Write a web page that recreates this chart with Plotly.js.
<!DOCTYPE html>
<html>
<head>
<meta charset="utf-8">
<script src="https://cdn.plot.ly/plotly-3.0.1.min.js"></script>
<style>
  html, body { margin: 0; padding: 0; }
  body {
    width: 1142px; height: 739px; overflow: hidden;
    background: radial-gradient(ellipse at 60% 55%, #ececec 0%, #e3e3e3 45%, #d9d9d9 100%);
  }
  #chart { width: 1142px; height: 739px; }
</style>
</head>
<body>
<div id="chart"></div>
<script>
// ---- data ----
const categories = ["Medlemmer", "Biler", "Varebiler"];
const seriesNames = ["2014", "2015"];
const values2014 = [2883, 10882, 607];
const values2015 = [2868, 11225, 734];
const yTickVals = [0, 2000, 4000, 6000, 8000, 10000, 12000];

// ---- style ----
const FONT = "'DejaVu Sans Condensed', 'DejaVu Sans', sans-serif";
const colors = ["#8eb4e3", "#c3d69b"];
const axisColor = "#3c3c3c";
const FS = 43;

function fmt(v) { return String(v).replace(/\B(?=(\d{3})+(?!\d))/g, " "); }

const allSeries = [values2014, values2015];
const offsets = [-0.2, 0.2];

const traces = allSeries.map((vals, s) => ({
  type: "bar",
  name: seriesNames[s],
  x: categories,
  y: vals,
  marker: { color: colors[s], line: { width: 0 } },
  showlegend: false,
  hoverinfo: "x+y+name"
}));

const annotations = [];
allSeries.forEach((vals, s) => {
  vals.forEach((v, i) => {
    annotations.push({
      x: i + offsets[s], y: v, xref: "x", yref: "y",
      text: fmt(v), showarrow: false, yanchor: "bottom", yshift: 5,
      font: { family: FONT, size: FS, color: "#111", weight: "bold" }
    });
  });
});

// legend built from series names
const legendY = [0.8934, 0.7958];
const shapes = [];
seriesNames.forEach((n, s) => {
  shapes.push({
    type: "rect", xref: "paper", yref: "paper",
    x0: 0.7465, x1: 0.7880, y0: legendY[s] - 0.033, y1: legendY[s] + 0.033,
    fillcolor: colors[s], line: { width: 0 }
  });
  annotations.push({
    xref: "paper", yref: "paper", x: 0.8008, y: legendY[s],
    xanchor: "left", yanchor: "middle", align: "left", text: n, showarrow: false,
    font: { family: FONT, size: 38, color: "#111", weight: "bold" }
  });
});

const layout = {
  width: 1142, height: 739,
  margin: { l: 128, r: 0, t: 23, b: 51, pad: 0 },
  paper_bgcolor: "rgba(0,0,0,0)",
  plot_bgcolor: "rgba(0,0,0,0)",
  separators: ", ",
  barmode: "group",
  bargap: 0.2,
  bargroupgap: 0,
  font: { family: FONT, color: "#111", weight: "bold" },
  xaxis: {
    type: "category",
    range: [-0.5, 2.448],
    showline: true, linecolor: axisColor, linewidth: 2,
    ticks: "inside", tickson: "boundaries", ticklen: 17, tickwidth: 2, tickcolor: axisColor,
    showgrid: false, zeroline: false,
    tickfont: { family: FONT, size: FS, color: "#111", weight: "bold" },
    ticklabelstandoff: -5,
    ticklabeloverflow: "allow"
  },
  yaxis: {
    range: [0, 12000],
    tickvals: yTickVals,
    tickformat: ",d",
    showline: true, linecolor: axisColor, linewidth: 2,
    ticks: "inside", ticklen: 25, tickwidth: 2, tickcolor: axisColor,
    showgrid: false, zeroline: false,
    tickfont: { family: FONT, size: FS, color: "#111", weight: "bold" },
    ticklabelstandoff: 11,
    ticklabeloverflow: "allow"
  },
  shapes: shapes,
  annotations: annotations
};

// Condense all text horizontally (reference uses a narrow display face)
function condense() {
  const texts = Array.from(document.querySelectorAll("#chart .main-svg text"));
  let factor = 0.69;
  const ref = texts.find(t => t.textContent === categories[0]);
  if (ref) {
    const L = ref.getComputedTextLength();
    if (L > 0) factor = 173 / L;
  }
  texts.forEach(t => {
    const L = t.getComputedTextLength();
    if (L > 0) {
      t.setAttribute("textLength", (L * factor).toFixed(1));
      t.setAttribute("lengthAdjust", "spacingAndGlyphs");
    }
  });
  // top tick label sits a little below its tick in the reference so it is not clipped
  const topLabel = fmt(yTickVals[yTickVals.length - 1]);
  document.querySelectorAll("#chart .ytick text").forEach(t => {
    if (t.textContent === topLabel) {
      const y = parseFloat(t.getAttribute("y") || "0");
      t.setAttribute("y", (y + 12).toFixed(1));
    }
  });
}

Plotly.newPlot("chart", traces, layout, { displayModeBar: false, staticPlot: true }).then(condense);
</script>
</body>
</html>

══════════

Objective: Return the lines above precisely as they appear, beginning at the first line and ending at the line with "const yTickVals = [0, 2000, 4000, 6000, 8000, 10000, 12000];", and nothing after it.

Task solution:
Write a web page that recreates this chart with Plotly.js.
<!DOCTYPE html>
<html>
<head>
<meta charset="utf-8">
<script src="https://cdn.plot.ly/plotly-3.0.1.min.js"></script>
<style>
  html, body { margin: 0; padding: 0; }
  body {
    width: 1142px; height: 739px; overflow: hidden;
    background: radial-gradient(ellipse at 60% 55%, #ececec 0%, #e3e3e3 45%, #d9d9d9 100%);
  }
  #chart { width: 1142px; height: 739px; }
</style>
</head>
<body>
<div id="chart"></div>
<script>
// ---- data ----
const categories = ["Medlemmer", "Biler", "Varebiler"];
const seriesNames = ["2014", "2015"];
const values2014 = [2883, 10882, 607];
const values2015 = [2868, 11225, 734];
const yTickVals = [0, 2000, 4000, 6000, 8000, 10000, 12000];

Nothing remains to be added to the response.